Stated exercise: Go through the records and extract every line with the word "this".

Entries with chart source code:
[Start]
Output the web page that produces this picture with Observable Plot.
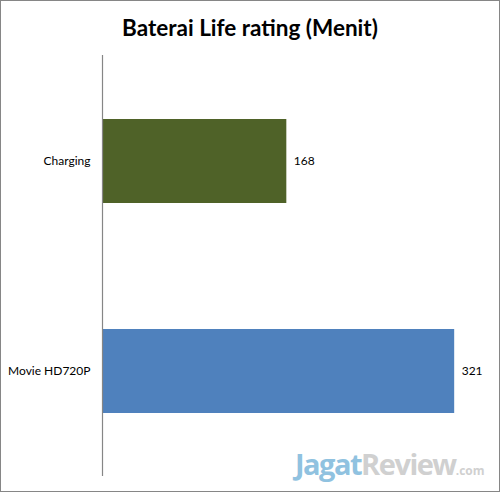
<!DOCTYPE html>
<html>
<head>
<meta charset="utf-8">
<script src="https://cdn.jsdelivr.net/npm/d3@7"></script>
<script src="https://cdn.jsdelivr.net/npm/@observablehq/plot@0.6"></script>
<style>
  html, body { margin: 0; padding: 0; background: #fff; }
  #frame { position: relative; width: 500px; height: 492px; box-sizing: border-box; border: 1px solid #868686; background: #fff; overflow: hidden; }
  #title { height: 49px; line-height: 54px; text-align: center; font-family: Lato, "Open Sans", sans-serif; font-weight: bold; font-size: 22.5px; color: #000; }
  #chart { position: absolute; left: 0; top: 49px; }
  #wm { position: absolute; left: 294px; top: 443px; white-space: nowrap; font-family: "Open Sans", Lato, sans-serif; font-weight: bold; font-size: 29px; letter-spacing: -1.5px; }
  #wm .a { color: #6baed6; opacity: 0.75; }
  #wm .b { color: #d0d0d0; }
  #wm .c { color: #d0d0d0; font-size: 12px; letter-spacing: 0; }
</style>
</head>
<body>
<div id="frame">
  <div id="title">Baterai Life rating (Menit)</div>
  <div id="chart"></div>
  <div id="wm"><span class="a">Jagat</span><span class="b">Review</span><span class="c">.com</span></div>
</div>
<script>
const categories = ["Charging", "Movie HD720P"];
const values = [168, 321];
const colors = ["#4F6228", "#4F81BD"];

const data = categories.map((c, i) => ({category: c, value: values[i], color: colors[i]}));

const plot = Plot.plot({
  width: 498,
  height: 441,
  marginTop: 5,
  marginBottom: 15,
  marginLeft: 101,
  marginRight: 13,
  style: {fontFamily: "Lato, 'Open Sans', sans-serif", fontSize: "12px", color: "#000", background: "transparent"},
  x: {domain: [0, 350], axis: null},
  y: {domain: categories, paddingInner: 0.6, paddingOuter: 0.3, label: null, tickSize: 0, tickPadding: 12},
  marks: [
    Plot.barX(data, {x: "value", y: "category", fill: "color"}),
    Plot.text(data, {x: "value", y: "category", text: d => String(d.value), textAnchor: "start", dx: 7, fontSize: 12, fill: "#000"}),
    Plot.ruleX([0], {stroke: "#868686", strokeWidth: 1.2})
  ]
});
document.getElementById("chart").appendChild(plot);
</script>
</body>
</html>
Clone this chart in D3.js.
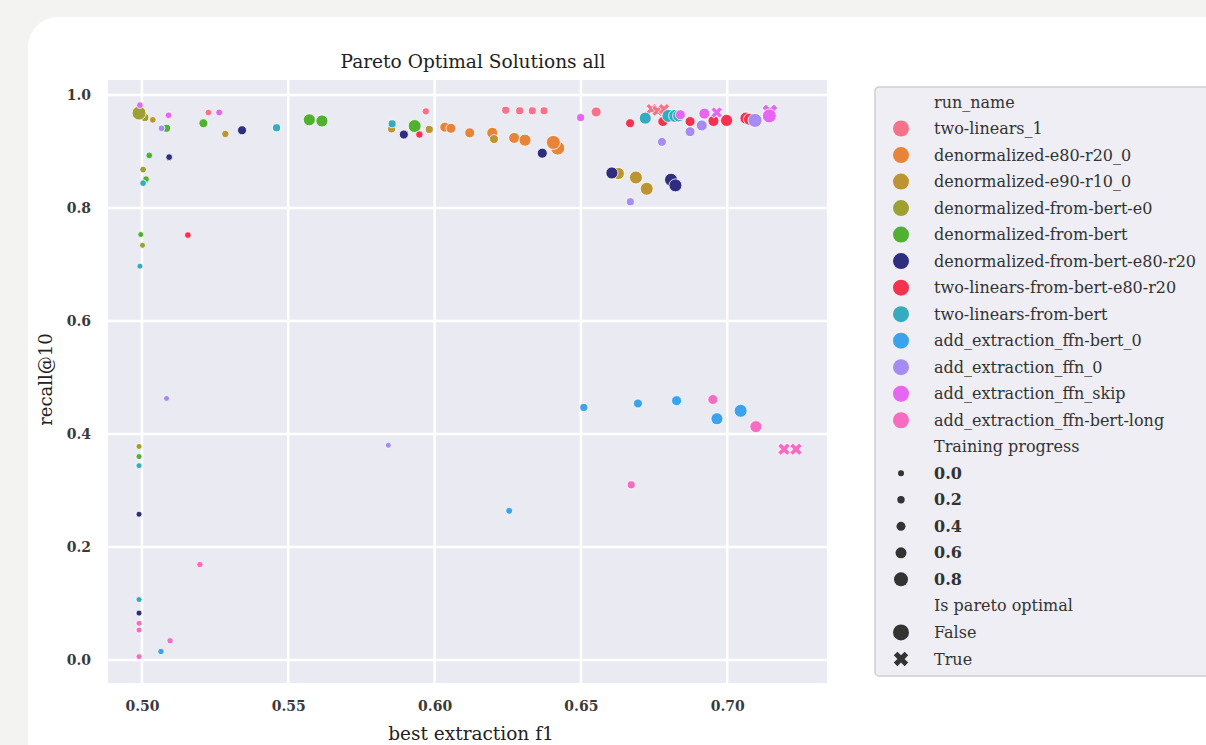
<!DOCTYPE html>
<html>
<head>
<meta charset="utf-8">
<script src="https://cdn.jsdelivr.net/npm/d3@7"></script>
<style>
  body { margin: 0; background: #f3f3f2; }
  svg { display: block; }
</style>
</head>
<body>
<div id="chart"></div>
<script>
// run names, in legend order
const runNames = [
  "two-linears_1",
  "denormalized-e80-r20_0",
  "denormalized-e90-r10_0",
  "denormalized-from-bert-e0",
  "denormalized-from-bert",
  "denormalized-from-bert-e80-r20",
  "two-linears-from-bert-e80-r20",
  "two-linears-from-bert",
  "add_extraction_ffn-bert_0",
  "add_extraction_ffn_0",
  "add_extraction_ffn_skip",
  "add_extraction_ffn-bert-long"
];

// each point: [best extraction f1, recall@10, training progress, is pareto optimal]
const twoLinears1 = [
  [0.5227, 0.969, 0.1, false], [0.5970, 0.971, 0.2, false], [0.6243, 0.973, 0.28, false],
  [0.6291, 0.972, 0.28, false], [0.6334, 0.972, 0.28, false], [0.6374, 0.972, 0.28, false],
  [0.6552, 0.970, 0.5, false], [0.6742, 0.975, 0.5, true], [0.6762, 0.972, 0.5, true],
  [0.6784, 0.975, 0.5, true]
];
const denormE80R20 = [
  [0.6035, 0.943, 0.5, false], [0.6056, 0.941, 0.5, false], [0.6120, 0.933, 0.5, false],
  [0.6197, 0.933, 0.6, false], [0.6272, 0.924, 0.6, false], [0.6309, 0.920, 0.67, false],
  [0.6421, 0.906, 0.8, false], [0.6406, 0.916, 0.8, false]
];
const denormE90R10 = [
  [0.5037, 0.956, 0.1, false], [0.5285, 0.931, 0.2, false], [0.5853, 0.940, 0.28, false],
  [0.5982, 0.939, 0.28, false], [0.6203, 0.922, 0.4, false], [0.6628, 0.861, 0.67, false],
  [0.6688, 0.854, 0.73, false], [0.6725, 0.834, 0.73, false]
];
const denormBertE0 = [
  [0.5010, 0.960, 0.28, false], [0.4990, 0.968, 0.8, false], [0.5004, 0.868, 0.1, false],
  [0.5002, 0.734, 0.0, false], [0.4990, 0.378, 0.0, false]
];
const denormBert = [
  [0.5084, 0.941, 0.28, false], [0.5210, 0.950, 0.4, false], [0.5572, 0.956, 0.67, false],
  [0.5615, 0.954, 0.67, false], [0.5932, 0.945, 0.73, false], [0.5025, 0.893, 0.1, false],
  [0.5014, 0.851, 0.1, false], [0.4996, 0.753, 0.0, false], [0.4990, 0.360, 0.0, false]
];
const denormBertE80R20 = [
  [0.5093, 0.890, 0.1, false], [0.5342, 0.9375, 0.4, false], [0.5895, 0.930, 0.4, false],
  [0.6368, 0.897, 0.5, false], [0.6606, 0.862, 0.67, false], [0.6808, 0.850, 0.73, false],
  [0.6823, 0.840, 0.73, false], [0.4990, 0.258, 0.0, false], [0.4990, 0.083, 0.0, false]
];
const twoLinBertE80R20 = [
  [0.5157, 0.752, 0.1, false], [0.5948, 0.930, 0.2, false], [0.6668, 0.950, 0.4, false],
  [0.6780, 0.953, 0.5, false], [0.6873, 0.953, 0.5, false], [0.6953, 0.954, 0.6, false],
  [0.6998, 0.955, 0.67, false], [0.7064, 0.959, 0.67, false], [0.7076, 0.957, 0.67, false]
];
const twoLinBert = [
  [0.5460, 0.942, 0.28, false], [0.5855, 0.949, 0.28, false], [0.5004, 0.844, 0.1, false],
  [0.4993, 0.697, 0.0, false], [0.4990, 0.344, 0.0, false], [0.4990, 0.107, 0.0, false],
  [0.6720, 0.959, 0.67, false], [0.6799, 0.963, 0.73, false], [0.6822, 0.963, 0.73, false],
  [0.6834, 0.963, 0.67, false]
];
const ffnBert0 = [
  [0.5065, 0.015, 0.05, false], [0.6255, 0.264, 0.14, false], [0.6510, 0.447, 0.28, false],
  [0.6695, 0.454, 0.4, false], [0.6827, 0.459, 0.5, false], [0.6965, 0.427, 0.67, false],
  [0.7046, 0.441, 0.73, false]
];
const ffn0 = [
  [0.5067, 0.941, 0.1, false], [0.5084, 0.463, 0.0, false], [0.5842, 0.380, 0.0, false],
  [0.6669, 0.811, 0.28, false], [0.6777, 0.917, 0.4, false], [0.6873, 0.935, 0.5, false],
  [0.6913, 0.946, 0.6, false], [0.7095, 0.955, 0.8, false]
];
const ffnSkip = [
  [0.4993, 0.982, 0.1, false], [0.5091, 0.964, 0.1, false], [0.5264, 0.969, 0.14, false],
  [0.6499, 0.960, 0.28, false], [0.6840, 0.965, 0.5, false], [0.6922, 0.967, 0.6, false],
  [0.6964, 0.969, 0.5, true], [0.7146, 0.970, 0.8, true], [0.7144, 0.963, 0.8, false]
];
const ffnBertLong = [
  [0.5198, 0.169, 0.05, false], [0.4990, 0.065, 0.0, false], [0.4990, 0.053, 0.0, false],
  [0.5096, 0.034, 0.05, false], [0.4990, 0.006, 0.0, false], [0.6672, 0.310, 0.28, false],
  [0.6951, 0.461, 0.5, false], [0.7098, 0.413, 0.67, false], [0.7194, 0.373, 0.6, true],
  [0.7235, 0.373, 0.6, true]
];
const runPoints = [twoLinears1, denormE80R20, denormE90R10, denormBertE0, denormBert,
  denormBertE80R20, twoLinBertE80R20, twoLinBert, ffnBert0, ffn0, ffnSkip, ffnBertLong];

const xTicks = [0.50, 0.55, 0.60, 0.65, 0.70];
const yTicks = [0.0, 0.2, 0.4, 0.6, 0.8, 1.0];
const progressTicks = [0.0, 0.2, 0.4, 0.6, 0.8];

const palette = ["#f77189", "#e8833a", "#bc9532", "#9ca132", "#50b131", "#2f2d7e",
  "#f2324f", "#36abbd", "#3ba3ec", "#a68cf2", "#e566f0", "#f66cc1"];

const data = [];
runPoints.forEach((pts, i) => pts.forEach(p =>
  data.push({ run: runNames[i], f1: p[0], recall: p[1], progress: p[2], pareto: p[3] })));

const W = 1206, H = 745;
const plot = { left: 108, right: 827, top: 80, bottom: 683 };
const serif = "'DejaVu Serif', serif";

const svg = d3.select("#chart").append("svg")
  .attr("width", W).attr("height", H);

// white card
svg.append("rect")
  .attr("x", 28).attr("y", 17).attr("width", 1230).attr("height", 780)
  .attr("rx", 30).attr("fill", "#fff");

const x = d3.scaleLinear().domain([0.4884, 0.7341]).range([plot.left, plot.right]);
const y = d3.scaleLinear().domain([-0.0407, 1.0265]).range([plot.bottom, plot.top]);
const color = d3.scaleOrdinal().domain(runNames).range(palette);
const radius = d3.scaleLinear().domain([0, 0.2, 0.4, 0.6, 0.8, 1]).range([3, 3.7, 4.5, 5.5, 7, 8.3]);

svg.append("rect")
  .attr("x", plot.left).attr("y", plot.top)
  .attr("width", plot.right - plot.left).attr("height", plot.bottom - plot.top)
  .attr("fill", "#eaeaf2");

// grid
svg.append("g").selectAll("line").data(xTicks).join("line")
  .attr("x1", d => x(d)).attr("x2", d => x(d))
  .attr("y1", plot.top).attr("y2", plot.bottom)
  .attr("stroke", "#fff").attr("stroke-width", 2.5);
svg.append("g").selectAll("line").data(yTicks).join("line")
  .attr("y1", d => y(d)).attr("y2", d => y(d))
  .attr("x1", plot.left).attr("x2", plot.right)
  .attr("stroke", "#fff").attr("stroke-width", 2.5);

// axes, labels only
const xAxis = svg.append("g")
  .attr("transform", `translate(0,${plot.bottom})`)
  .call(d3.axisBottom(x).tickValues(xTicks).tickFormat(d3.format(".2f")).tickSize(0).tickPadding(18));
const yAxis = svg.append("g")
  .attr("transform", `translate(${plot.left},0)`)
  .call(d3.axisLeft(y).tickValues(yTicks).tickFormat(d3.format(".1f")).tickSize(0).tickPadding(17));
[xAxis, yAxis].forEach(a => {
  a.select(".domain").remove();
  a.selectAll("text")
    .attr("font-family", serif).attr("font-size", 14)
    .attr("font-weight", "bold").attr("fill", "#3a3a3a");
});

svg.append("text")
  .attr("x", 473).attr("y", 68)
  .attr("text-anchor", "middle")
  .attr("font-family", serif).attr("font-size", 18.5).attr("fill", "#222")
  .attr("textLength", 265).attr("lengthAdjust", "spacingAndGlyphs")
  .text("Pareto Optimal Solutions all");

svg.append("text")
  .attr("x", 471).attr("y", 740)
  .attr("text-anchor", "middle")
  .attr("font-family", serif).attr("font-size", 18.5).attr("fill", "#222")
  .text("best extraction f1");

svg.append("text")
  .attr("transform", `translate(52,${(plot.top + plot.bottom) / 2 - 2}) rotate(-90)`)
  .attr("text-anchor", "middle")
  .attr("font-family", serif).attr("font-size", 18).attr("fill", "#222")
  .text("recall@10");

// points
const crossPath = size => d3.symbol().type(d3.symbolCross).size(size)();
const marks = svg.append("g");
data.forEach(d => {
  const r = radius(d.progress);
  if (d.pareto) {
    marks.append("path")
      .attr("d", crossPath(r * r * 3.2))
      .attr("transform", `translate(${x(d.f1)},${y(d.recall)}) rotate(45)`)
      .attr("fill", color(d.run)).attr("stroke", "#fff").attr("stroke-width", 0.8);
  } else {
    marks.append("circle")
      .attr("cx", x(d.f1)).attr("cy", y(d.recall)).attr("r", r)
      .attr("fill", color(d.run)).attr("stroke", "#fff").attr("stroke-width", 0.8);
  }
});

// legend
const lg = svg.append("g");
lg.append("rect")
  .attr("x", 875).attr("y", 87).attr("width", 360).attr("height", 589)
  .attr("rx", 4).attr("fill", "#eeeef4").attr("stroke", "#cfcfcf").attr("stroke-width", 1.5);

const rowY = i => 102 + 26.52 * i;
const legendRows = [];
legendRows.push({ label: "run_name" });
runNames.forEach(n => legendRows.push({ label: n, kind: "run", run: n }));
legendRows.push({ label: "Training progress" });
progressTicks.forEach(t => legendRows.push({ label: t.toFixed(1), kind: "size", v: t }));
legendRows.push({ label: "Is pareto optimal" });
legendRows.push({ label: "False", kind: "circle" });
legendRows.push({ label: "True", kind: "cross" });

legendRows.forEach((row, i) => {
  const cy = rowY(i);
  if (row.kind === "run") {
    lg.append("circle").attr("cx", 901).attr("cy", cy).attr("r", 8).attr("fill", color(row.run));
  } else if (row.kind === "size") {
    lg.append("circle").attr("cx", 901).attr("cy", cy).attr("r", radius(row.v)).attr("fill", "#333");
  } else if (row.kind === "circle") {
    lg.append("circle").attr("cx", 901).attr("cy", cy).attr("r", 8).attr("fill", "#333");
  } else if (row.kind === "cross") {
    lg.append("path").attr("d", crossPath(130))
      .attr("transform", `translate(901,${cy}) rotate(45)`).attr("fill", "#333");
  }
  lg.append("text")
    .attr("x", 934).attr("y", cy).attr("dy", "0.35em")
    .attr("font-family", serif).attr("font-size", 16)
    .attr("font-weight", row.kind === "size" ? "bold" : "normal")
    .attr("fill", "#333")
    .text(row.label);
});
</script>
</body>
</html>
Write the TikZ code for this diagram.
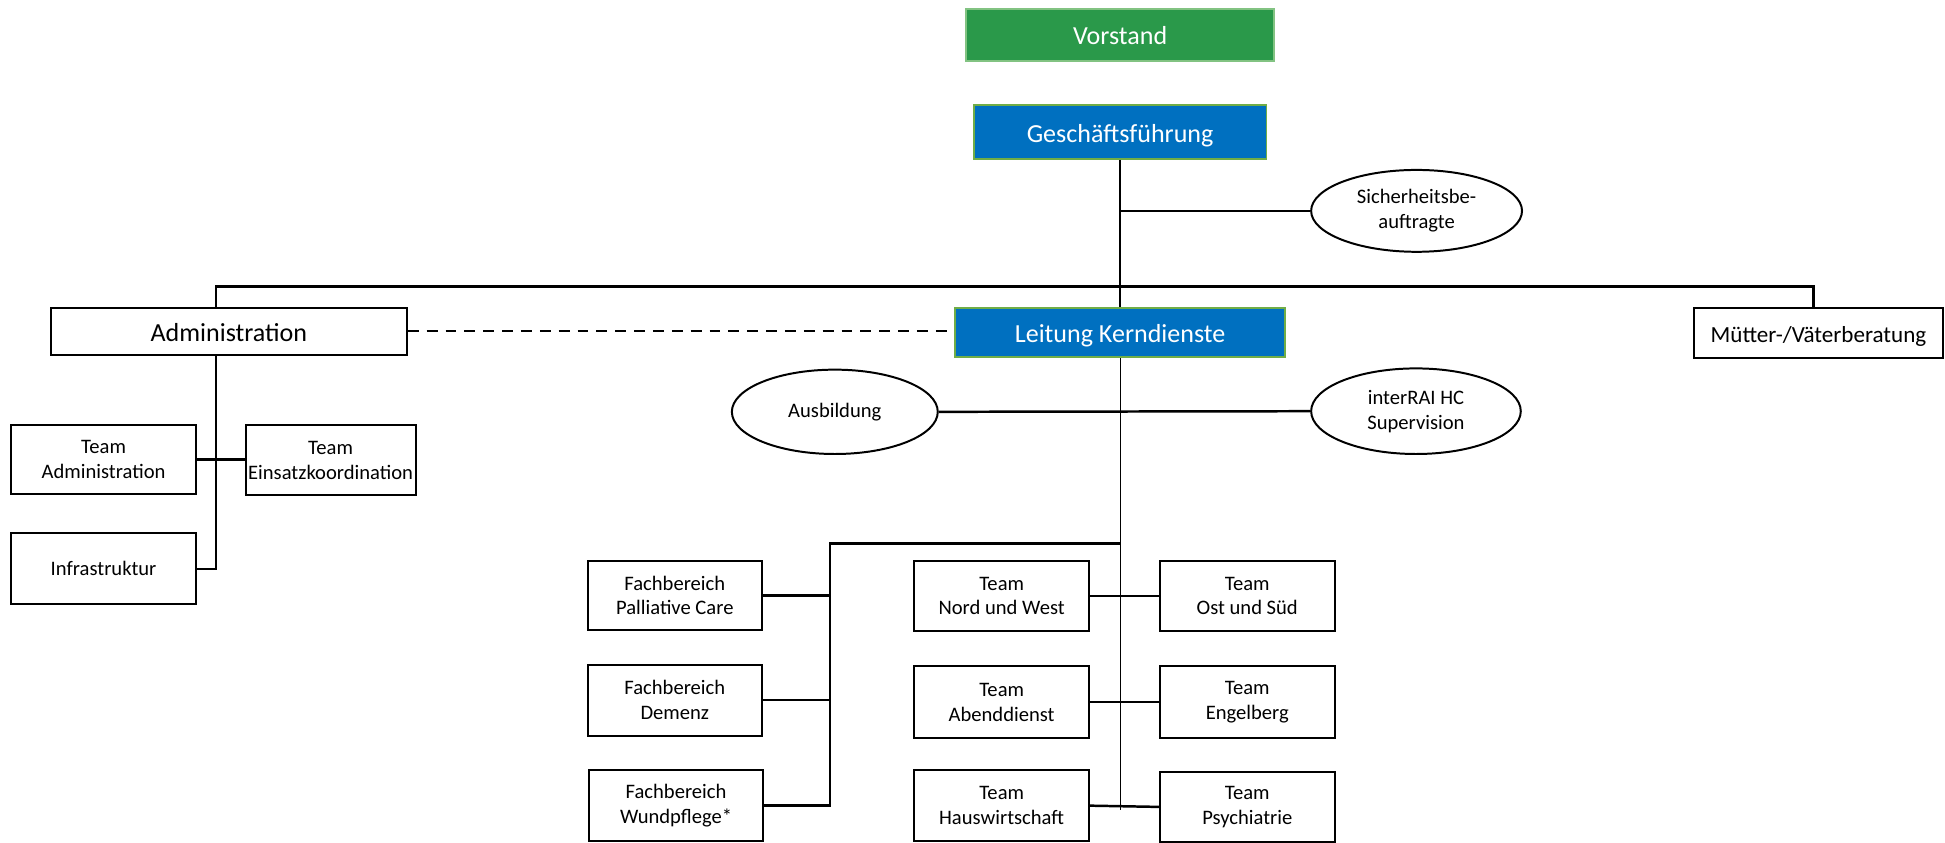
[End]
Task output:
Output the web page that produces this picture with Observable Plot.
Clone this chart in D3.js.
Write the TikZ code for this diagram.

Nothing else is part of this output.